Non so quale sia lo stato della tv spazzatura al
momento; se fiocchino al pomeriggio trasmissioni in cui vengono
sviscerati i delitti più efferati, quanto i casi di cronaca nera
vengano pompati in prima serata; nei suoi ultimi anni, mia nonna si
consolava parecchio con le disgrazie altrui. Le portavo riviste
patinate ed economiche che andavano a scavare nei delitti più
recenti e, in mancanza d'altro, in antichi casi irrisolti. Per
scherzare ci auspicavamo qualche nuovo omicidio, così da darle
materiale fresco con cui dilettarsi, – non pensate male di mia
nonna, manigoldi, erano i suoi ultimi anni e non era più del tutto
lucida, e quello che ha vissuto lei non ce l'avete negli incubi. Sta di fatto che all'interno del romanzo, quel tipo di
giornalismo si getta a pesce su un ghiottissimo caso di cronaca nera.

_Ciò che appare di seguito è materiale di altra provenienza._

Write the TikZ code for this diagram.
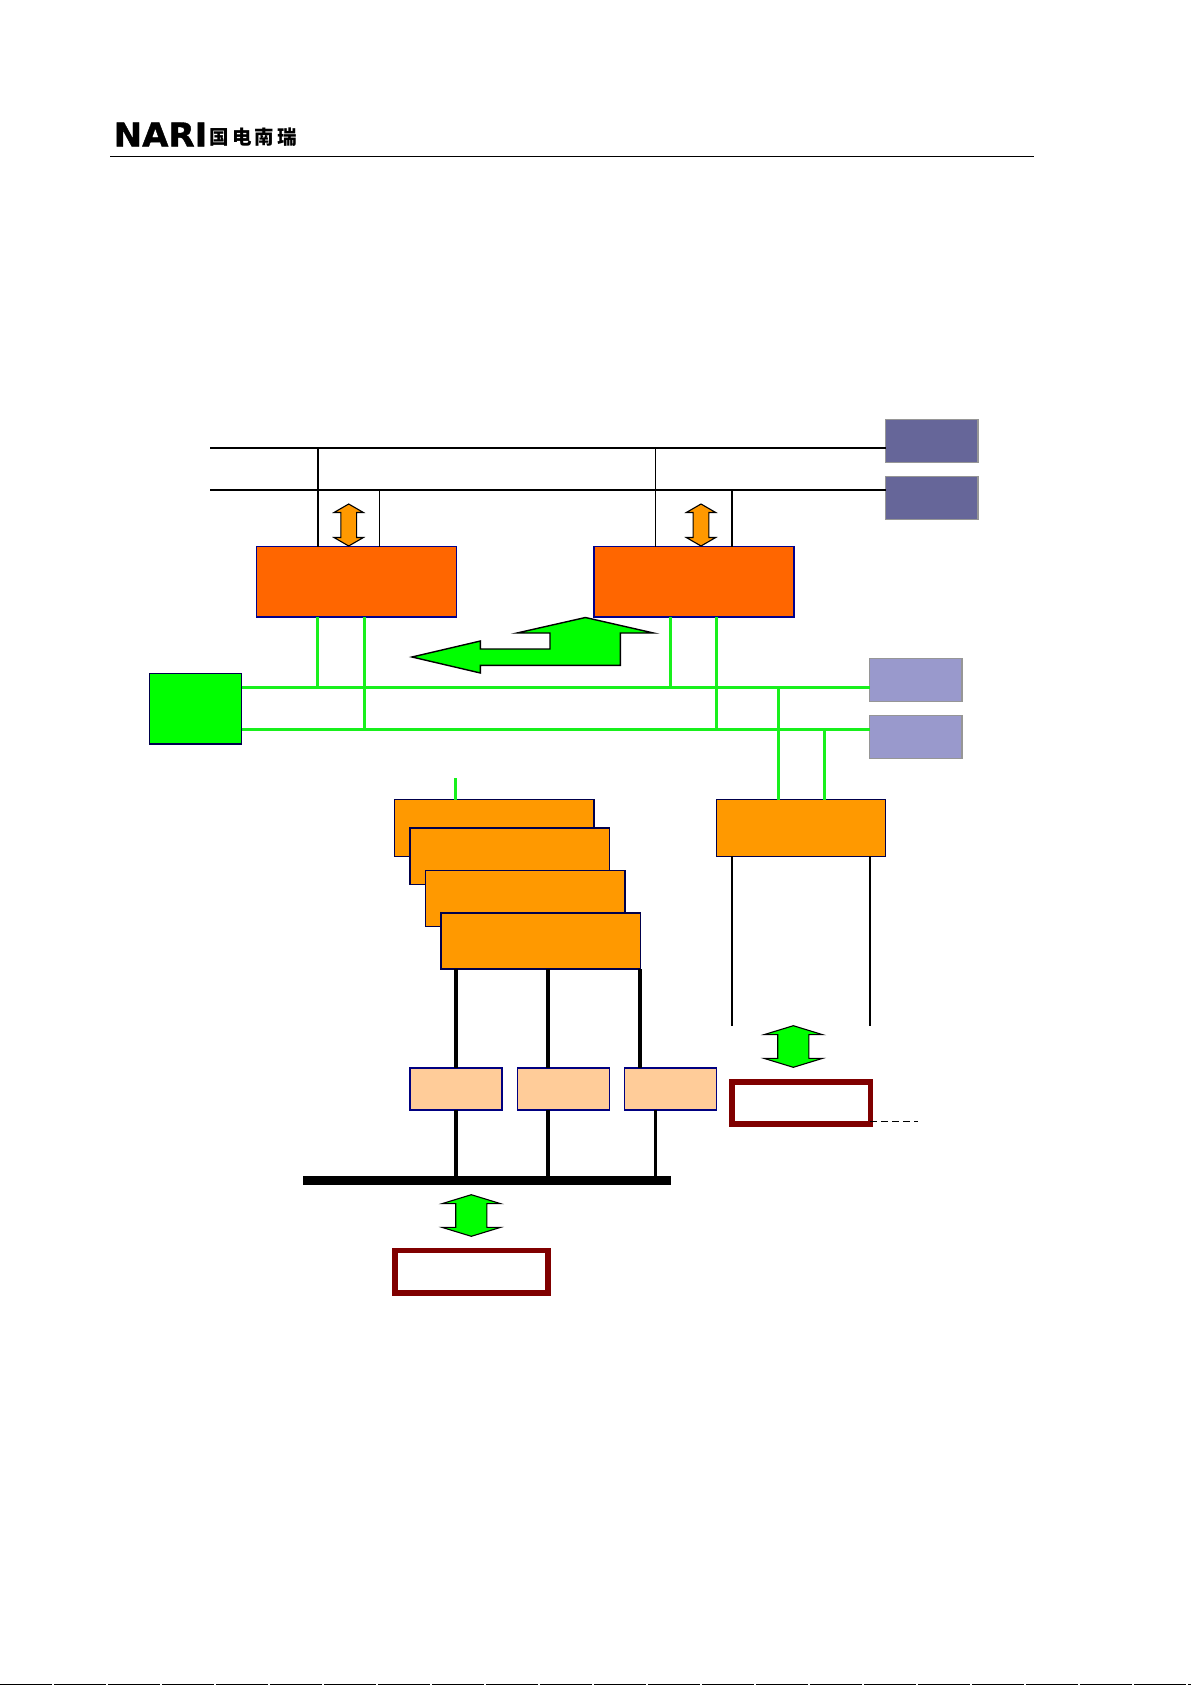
\documentclass[tikz,border=0pt]{standalone}
\usepackage{fontspec}
\newfontfamily\cjkfont{Noto Sans CJK SC}
\newfontfamily\logofont[BoldFeatures={FakeBold=1.2}]{DejaVu Sans}
\usetikzlibrary{shapes.arrows}
\definecolor{busgreen}{RGB}{24,240,28}
\definecolor{fillgreen}{RGB}{0,255,0}
\definecolor{mainorange}{RGB}{255,102,0}
\definecolor{unitorange}{RGB}{255,153,0}
\definecolor{darkslate}{RGB}{102,102,153}
\definecolor{lightslate}{RGB}{153,153,204}
\definecolor{edgegray}{RGB}{150,150,150}
\definecolor{peach}{RGB}{255,204,153}
\definecolor{darkred}{RGB}{128,0,0}
\tikzset{box/.style={rectangle,draw,inner sep=0pt,outer sep=0pt,anchor=north west}}
\tikzset{mainbox/.style={box,fill=mainorange,draw=blue!55!black,line width=1.4pt,minimum width=200pt,minimum height=70.5pt}}
\tikzset{unitbox/.style={box,fill=unitorange,draw=blue!30!black,line width=1.2pt,minimum width=199.5pt,minimum height=56.3pt}}
\tikzset{peachbox/.style={box,fill=peach,draw=blue!50!black,line width=1.5pt,minimum width=92pt,minimum height=42pt}}
\tikzset{slatebox/.style={box,draw=edgegray,line width=1.2pt,minimum width=92.5pt,minimum height=43pt}}
\tikzset{hostbox/.style={box,draw=darkred,line width=5.5pt,fill=white}}
\tikzset{busblack/.style={line width=1.9pt}}
\tikzset{busg/.style={busgreen,line width=2.8pt}}
\tikzset{updown/.style={double arrow,rotate=90,draw,line width=1.1pt,outer sep=0pt,inner xsep=0pt,double arrow head indent=0pt}}
\tikzset{orangearrow/.style={updown,fill=unitorange,inner ysep=7.3pt,minimum height=42pt,double arrow head extend=6.8pt,double arrow tip angle=120}}
\tikzset{greenarrow/.style={updown,fill=fillgreen,inner ysep=15pt,minimum height=41.6pt,double arrow head extend=13.5pt,double arrow tip angle=146}}
\begin{document}
\begin{tikzpicture}[x=1pt,y=-1pt]
    \useasboundingbox (0,0) rectangle (1191,1685);
    % header
    \node[anchor=west,inner sep=0pt,font=\logofont\bfseries\fontsize{33}{33}\selectfont,xscale=1.03] (logo) at (113.5,134.5) {NARI};
    \node[anchor=west,inner sep=0pt,font=\cjkfont\bfseries\fontsize{19.5}{19.5}\selectfont] (logozh) at (209.5,137.5) {国\hspace{3pt}电\hspace{3pt}南\hspace{3pt}瑞};
    \coordinate (rulea) at (110,156.5);
    \coordinate (ruleb) at (1034,156.5);
    \draw[line width=1.2pt] (rulea) -- (ruleb);
    % slate boxes
    \node[slatebox,fill=darkslate] (sa) at (885.5,419.5) {};
    \node[slatebox,fill=darkslate] (sb) at (885.5,476.5) {};
    \node[slatebox,fill=lightslate] (sc) at (869.5,658.5) {};
    \node[slatebox,fill=lightslate] (sd) at (869.5,715.5) {};
    \node[box,fill=fillgreen,draw=blue!30!black,line width=1.2pt,minimum width=92.5pt,minimum height=70.5pt] (gw) at (149.3,673.5) {};
    \node[mainbox] (ma) at (256.5,546.5) {};
    \node[mainbox] (mb) at (593.8,546.5) {};
    % black buses
    \coordinate (bla) at (210,447.7);
    \coordinate (blb) at (210,489.7);
    \draw[busblack] (bla) -- (bla -| sa.west);
    \draw[busblack] (blb) -- (blb -| sb.west);
    \coordinate (xa) at (318.2,0);
    \coordinate (xb) at (379.3,0);
    \coordinate (xc) at (655.3,0);
    \coordinate (xd) at (732,0);
    \draw[line width=1.7pt] (xa |- bla) -- (xa |- ma.north);
    \draw[line width=1.1pt] (xb |- blb) -- (xb |- ma.north);
    \draw[line width=1.1pt] (xc |- bla) -- (xc |- mb.north);
    \draw[line width=1.9pt] (xd |- blb) -- (xd |- mb.north);
    % green buses
    \coordinate (gla) at (241.5,687.3);
    \coordinate (glb) at (241.5,729.3);
    \draw[busg] (gla) -- (gla -| sc.west);
    \draw[busg] (glb) -- (glb -| sd.west);
    \coordinate (xe) at (317.5,0);
    \coordinate (xf) at (364.3,0);
    \coordinate (xg) at (670.3,0);
    \coordinate (xh) at (716.3,0);
    \draw[busg] (xe |- ma.south) -- (xe |- gla);
    \draw[busg] (xf |- ma.south) -- (xf |- glb);
    \draw[busg] (xg |- mb.south) -- (xg |- gla);
    \draw[busg] (xh |- mb.south) -- (xh |- glb);
    % front ends
    \node[unitbox] (ua) at (394.5,799.8) {};
    \node[unitbox] (ub) at (410,827.9) {};
    \node[unitbox] (uc) at (425.5,870.3) {};
    \node[unitbox,line width=1.5pt] (ud) at (441,912.8) {};
    \node[box,fill=unitorange,draw=blue!30!black,line width=1.2pt,minimum width=169pt,minimum height=56.6pt] (ue) at (716.5,799.7) {};
    \coordinate (gs) at (455.3,778);
    \draw[busg] (gs) -- (gs |- ua.north);
    \coordinate (xi) at (778.3,0);
    \coordinate (xj) at (824.3,0);
    \draw[busg] (xi |- gla) -- (xi |- ue.north);
    \draw[busg] (xj |- glb) -- (xj |- ue.north);
    % serial boxes
    \node[peachbox] (pa) at (410,1067.8) {};
    \node[peachbox] (pb) at (517.5,1067.8) {};
    \node[peachbox] (pc) at (624.5,1067.8) {};
    \coordinate (ba) at (303,1180.4);
    \coordinate (bb) at (671,1180.4);
    \draw[line width=9.2pt] (ba) -- (bb);
    \coordinate (xk) at (456,0);
    \coordinate (xl) at (548,0);
    \coordinate (xm) at (640,0);
    \coordinate (xn) at (655.3,0);
    \draw[line width=3.4pt] (xk |- ud.south) -- (xk |- pa.north);
    \draw[line width=3.4pt] (xl |- ud.south) -- (xl |- pb.north);
    \draw[line width=3.4pt] (xm |- ud.south) -- (xm |- pc.north);
    \draw[line width=3.4pt] (xk |- pa.south) -- (xk |- ba);
    \draw[line width=3.4pt] (xl |- pb.south) -- (xl |- ba);
    \draw[line width=3.4pt] (xn |- pc.south) -- (xn |- ba);
    \coordinate (ea) at (732,1025.7);
    \coordinate (eb) at (870,1025.7);
    \draw[line width=2pt] (ea |- ue.south) -- (ea);
    \draw[line width=2pt] (eb |- ue.south) -- (eb);
    % arrows
    \node[orangearrow] (oa) at (348.7,525) {};
    \node[orangearrow] (ob) at (701,525) {};
    \node[greenarrow] (ga) at (471.3,1215.5) {};
    \node[greenarrow] (gb) at (793.3,1046.5) {};
    \draw[fill=fillgreen,line width=1.4pt] (412,657) -- (480.4,641) -- (480.4,649) -- (550,649) -- (550,633) -- (517,633) -- (585.4,617.5) -- (653.5,633) -- (620.4,633) -- (620.4,665.3) -- (480.4,665.3) -- (480.4,673) -- cycle;
    % hosts
    \node[hostbox,minimum width=152.9pt,minimum height=42.3pt] (hb) at (395,1250.7) {};
    \node[hostbox,minimum width=138.5pt,minimum height=41.9pt] (he) at (731.8,1082) {};
    \coordinate (de) at (918.3,1121.3);
    \draw[line width=.8pt,dash pattern=on 7pt off 4pt] (he.south east |- de) -- (de);
    % bottom edge
    \coordinate (edgea) at (0,1684.6);
    \coordinate (edgeb) at (1191,1684.6);
    \draw[line width=1pt,dash pattern=on 52pt off 2pt] (edgea) -- (edgeb);
\end{tikzpicture}
\end{document}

Madre e figlia trucidate nel loro appartamento, un messaggio scritto
col sangue. Pure Ellroy avrebbe sbavato.
Al tavolo numero sette tutti, a parte il protagonista e
dopo un po' Deborah, la sedicenne col telefono sempre in mano,
prendono le parti dell'accusa e si indignano a posteriori della
decisione del giudice Camillo; Camillo li lascia fare. Discute,
argomenta, mantiene la calma. Non sa chi sia il colpevole, sa solo
che non c'erano abbastanza prove per condannare definitivamente
l'indagato, Pietro Erardi. Spiega che cos'è realmente la legge,
spartisce il proprio punto di vista con gli altri invitati – perle
ai porci. La trama va avanti, il mistero si infittisce. A un certo
punto Levani mette lì la soluzione, sotto gli occhi di tutti, ma
nessuno la vede; io, almeno, non l'avevo vista, i miei sospetti
viravano altrove.
Tavolo numero sette, in chiusura. È un bel romanzo, che
come thriller fa il suo dovere al punto che un po' mi sono pentita di
averlo letto di notte anziché di giorno; il caso è interessante, il
tema del pubblico che pretende di mettere le mani sulla legge e la
spettacolarizzazione dei processi sono affrontati dolorosamente e con
cognizione. L'unica pecca che muovo al romanzo è il vuoto dei
personaggi; alcuni sono rimbambiti per forza di cose, perché c'è
bisogno di menti molto vuote per fare da cassa di risonanza agli
argomenti di Camillo; capisco la scelta dell'autore di
non voler dar voce alla ragionevolezza, se non nella parte del
giudice – per il protagonista e per Deborah, la faccenda è più un
gioco che una questione di principio e di giustizia. All'interno del
romanzo, Camillo è solo; e neanche il lettore può raggiungerlo.